Write out, word for word, every line from the first one through the line that holds "const years = ['2005', '2006', '2007', '2008'];", and nothing else; skip the pictures.

::::

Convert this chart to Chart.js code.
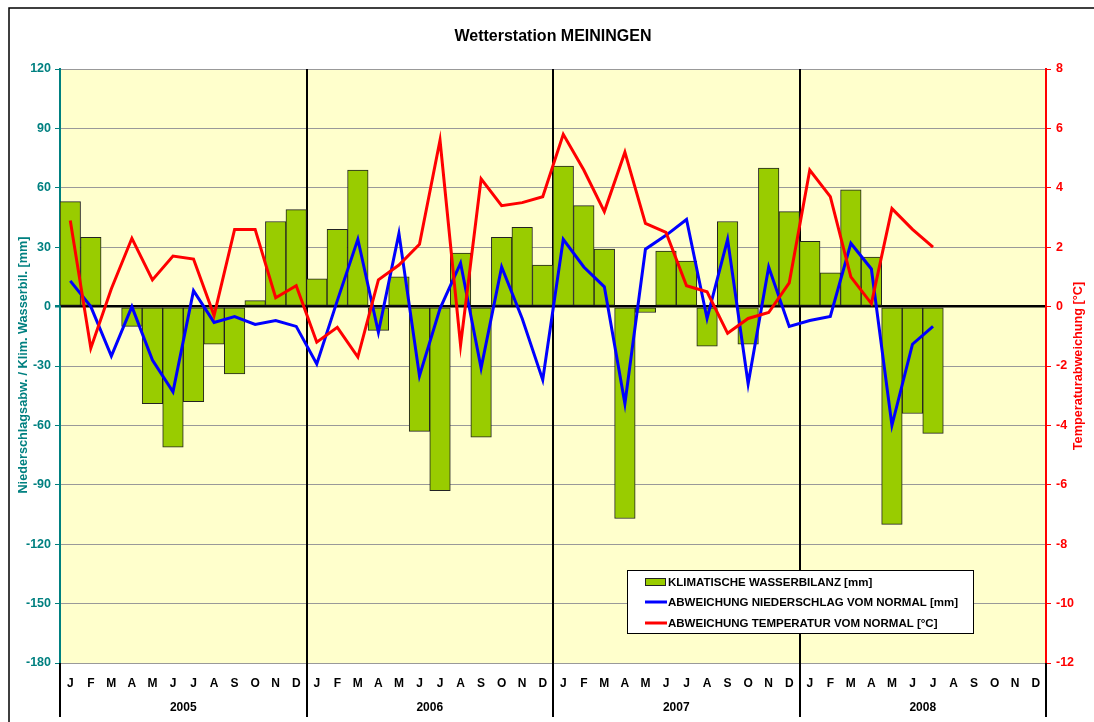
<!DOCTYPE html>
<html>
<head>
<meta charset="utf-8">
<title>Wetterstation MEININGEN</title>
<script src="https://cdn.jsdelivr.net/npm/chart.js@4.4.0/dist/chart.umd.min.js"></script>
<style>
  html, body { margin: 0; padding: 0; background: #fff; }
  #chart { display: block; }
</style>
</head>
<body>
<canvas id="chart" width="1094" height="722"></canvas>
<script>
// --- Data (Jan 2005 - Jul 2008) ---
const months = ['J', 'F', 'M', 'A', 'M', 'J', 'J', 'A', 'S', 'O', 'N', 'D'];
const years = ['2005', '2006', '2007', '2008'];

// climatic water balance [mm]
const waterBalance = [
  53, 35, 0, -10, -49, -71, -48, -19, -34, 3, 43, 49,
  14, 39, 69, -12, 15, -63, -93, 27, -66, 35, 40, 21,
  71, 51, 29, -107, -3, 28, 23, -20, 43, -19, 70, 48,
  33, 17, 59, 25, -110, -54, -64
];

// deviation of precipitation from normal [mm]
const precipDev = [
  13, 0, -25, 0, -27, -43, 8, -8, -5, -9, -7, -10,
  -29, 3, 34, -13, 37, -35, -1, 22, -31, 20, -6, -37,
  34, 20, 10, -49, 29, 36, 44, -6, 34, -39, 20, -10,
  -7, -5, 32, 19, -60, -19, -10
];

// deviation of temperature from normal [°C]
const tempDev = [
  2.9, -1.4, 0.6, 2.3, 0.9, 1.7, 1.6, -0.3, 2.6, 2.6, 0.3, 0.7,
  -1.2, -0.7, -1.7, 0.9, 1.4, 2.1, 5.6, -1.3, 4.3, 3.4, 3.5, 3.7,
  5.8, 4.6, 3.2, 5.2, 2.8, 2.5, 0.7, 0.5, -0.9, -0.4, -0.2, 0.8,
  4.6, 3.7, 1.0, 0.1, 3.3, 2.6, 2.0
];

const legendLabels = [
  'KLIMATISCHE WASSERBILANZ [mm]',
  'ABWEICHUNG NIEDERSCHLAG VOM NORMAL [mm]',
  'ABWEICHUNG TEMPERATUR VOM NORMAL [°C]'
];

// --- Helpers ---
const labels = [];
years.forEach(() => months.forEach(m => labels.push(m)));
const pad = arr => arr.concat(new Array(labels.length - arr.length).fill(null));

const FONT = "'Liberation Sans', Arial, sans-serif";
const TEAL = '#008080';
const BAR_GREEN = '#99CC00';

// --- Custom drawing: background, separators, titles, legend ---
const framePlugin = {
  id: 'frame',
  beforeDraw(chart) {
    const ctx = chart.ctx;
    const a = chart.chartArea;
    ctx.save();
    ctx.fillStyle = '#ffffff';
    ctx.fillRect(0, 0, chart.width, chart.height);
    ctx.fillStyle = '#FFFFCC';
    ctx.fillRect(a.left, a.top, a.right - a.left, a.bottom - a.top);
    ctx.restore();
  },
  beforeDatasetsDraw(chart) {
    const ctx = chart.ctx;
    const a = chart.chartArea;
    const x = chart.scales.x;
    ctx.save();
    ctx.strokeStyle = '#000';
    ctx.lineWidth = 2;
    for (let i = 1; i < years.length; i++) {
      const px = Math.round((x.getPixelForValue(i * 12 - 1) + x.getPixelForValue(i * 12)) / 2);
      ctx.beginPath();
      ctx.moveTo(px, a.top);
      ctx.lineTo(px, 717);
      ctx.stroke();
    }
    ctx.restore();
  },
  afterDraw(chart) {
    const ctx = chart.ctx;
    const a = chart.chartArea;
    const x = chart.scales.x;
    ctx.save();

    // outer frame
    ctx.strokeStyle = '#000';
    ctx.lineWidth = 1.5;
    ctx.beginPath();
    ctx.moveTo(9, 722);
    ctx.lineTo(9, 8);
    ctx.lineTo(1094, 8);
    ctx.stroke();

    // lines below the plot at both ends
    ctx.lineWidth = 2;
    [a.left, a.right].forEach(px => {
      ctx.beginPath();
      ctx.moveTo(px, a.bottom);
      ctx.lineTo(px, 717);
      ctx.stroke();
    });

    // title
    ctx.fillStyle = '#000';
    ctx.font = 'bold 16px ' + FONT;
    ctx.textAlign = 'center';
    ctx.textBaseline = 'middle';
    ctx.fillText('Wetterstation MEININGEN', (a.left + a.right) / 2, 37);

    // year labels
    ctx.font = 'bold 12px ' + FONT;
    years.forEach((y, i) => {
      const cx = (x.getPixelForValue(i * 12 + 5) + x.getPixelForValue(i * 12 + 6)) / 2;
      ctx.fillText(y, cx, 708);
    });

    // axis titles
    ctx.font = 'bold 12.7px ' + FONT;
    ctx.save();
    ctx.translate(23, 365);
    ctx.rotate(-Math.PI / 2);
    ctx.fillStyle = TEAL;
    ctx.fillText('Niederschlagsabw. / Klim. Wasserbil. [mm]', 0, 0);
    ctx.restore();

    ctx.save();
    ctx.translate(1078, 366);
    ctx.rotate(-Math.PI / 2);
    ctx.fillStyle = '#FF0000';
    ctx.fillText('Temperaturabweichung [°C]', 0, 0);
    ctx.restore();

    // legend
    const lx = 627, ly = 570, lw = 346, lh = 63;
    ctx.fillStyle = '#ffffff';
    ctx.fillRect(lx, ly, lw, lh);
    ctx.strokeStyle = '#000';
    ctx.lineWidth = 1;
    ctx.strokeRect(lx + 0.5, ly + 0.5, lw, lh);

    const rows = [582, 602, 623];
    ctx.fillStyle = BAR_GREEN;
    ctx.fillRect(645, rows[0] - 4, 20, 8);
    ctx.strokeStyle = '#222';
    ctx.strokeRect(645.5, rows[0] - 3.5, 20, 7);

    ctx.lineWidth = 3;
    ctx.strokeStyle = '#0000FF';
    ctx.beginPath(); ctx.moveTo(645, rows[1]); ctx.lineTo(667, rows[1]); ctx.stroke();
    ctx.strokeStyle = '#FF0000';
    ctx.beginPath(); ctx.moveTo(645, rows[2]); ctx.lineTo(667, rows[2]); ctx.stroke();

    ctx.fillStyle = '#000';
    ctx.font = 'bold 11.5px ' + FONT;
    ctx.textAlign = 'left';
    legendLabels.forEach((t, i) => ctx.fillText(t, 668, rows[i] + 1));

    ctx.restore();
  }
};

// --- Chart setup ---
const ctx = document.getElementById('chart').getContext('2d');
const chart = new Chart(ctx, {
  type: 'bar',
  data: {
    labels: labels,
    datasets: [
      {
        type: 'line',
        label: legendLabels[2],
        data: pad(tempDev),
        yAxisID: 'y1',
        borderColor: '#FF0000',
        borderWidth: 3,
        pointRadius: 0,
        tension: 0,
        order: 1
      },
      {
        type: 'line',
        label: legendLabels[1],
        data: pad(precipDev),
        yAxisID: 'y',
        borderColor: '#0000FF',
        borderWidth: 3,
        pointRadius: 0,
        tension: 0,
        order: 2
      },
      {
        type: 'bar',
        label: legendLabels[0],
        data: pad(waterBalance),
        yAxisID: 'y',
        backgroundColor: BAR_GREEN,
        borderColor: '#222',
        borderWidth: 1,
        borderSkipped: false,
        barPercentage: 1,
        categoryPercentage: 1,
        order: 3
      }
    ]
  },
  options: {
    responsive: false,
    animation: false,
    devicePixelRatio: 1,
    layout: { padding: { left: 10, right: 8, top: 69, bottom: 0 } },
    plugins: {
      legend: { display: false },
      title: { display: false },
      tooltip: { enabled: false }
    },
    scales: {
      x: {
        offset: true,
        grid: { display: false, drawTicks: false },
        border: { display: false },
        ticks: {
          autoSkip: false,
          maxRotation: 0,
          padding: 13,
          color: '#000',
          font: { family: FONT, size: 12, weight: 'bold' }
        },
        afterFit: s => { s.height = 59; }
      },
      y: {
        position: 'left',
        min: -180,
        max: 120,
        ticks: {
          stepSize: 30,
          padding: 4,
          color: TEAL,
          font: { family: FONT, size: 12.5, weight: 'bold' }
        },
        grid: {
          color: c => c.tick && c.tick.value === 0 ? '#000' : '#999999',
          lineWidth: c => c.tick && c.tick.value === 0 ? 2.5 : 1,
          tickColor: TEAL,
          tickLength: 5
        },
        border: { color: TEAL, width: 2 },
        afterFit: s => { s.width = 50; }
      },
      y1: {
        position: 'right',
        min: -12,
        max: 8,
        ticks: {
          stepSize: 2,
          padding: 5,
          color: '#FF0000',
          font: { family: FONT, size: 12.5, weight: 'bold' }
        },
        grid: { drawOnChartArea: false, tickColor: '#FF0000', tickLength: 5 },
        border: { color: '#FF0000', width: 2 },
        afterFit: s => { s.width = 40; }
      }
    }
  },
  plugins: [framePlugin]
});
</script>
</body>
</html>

::::

EXERCISE ANSWER:
Convert this chart to Chart.js code.
<!DOCTYPE html>
<html>
<head>
<meta charset="utf-8">
<title>Wetterstation MEININGEN</title>
<script src="https://cdn.jsdelivr.net/npm/chart.js@4.4.0/dist/chart.umd.min.js"></script>
<style>
  html, body { margin: 0; padding: 0; background: #fff; }
  #chart { display: block; }
</style>
</head>
<body>
<canvas id="chart" width="1094" height="722"></canvas>
<script>
// --- Data (Jan 2005 - Jul 2008) ---
const months = ['J', 'F', 'M', 'A', 'M', 'J', 'J', 'A', 'S', 'O', 'N', 'D'];
const years = ['2005', '2006', '2007', '2008'];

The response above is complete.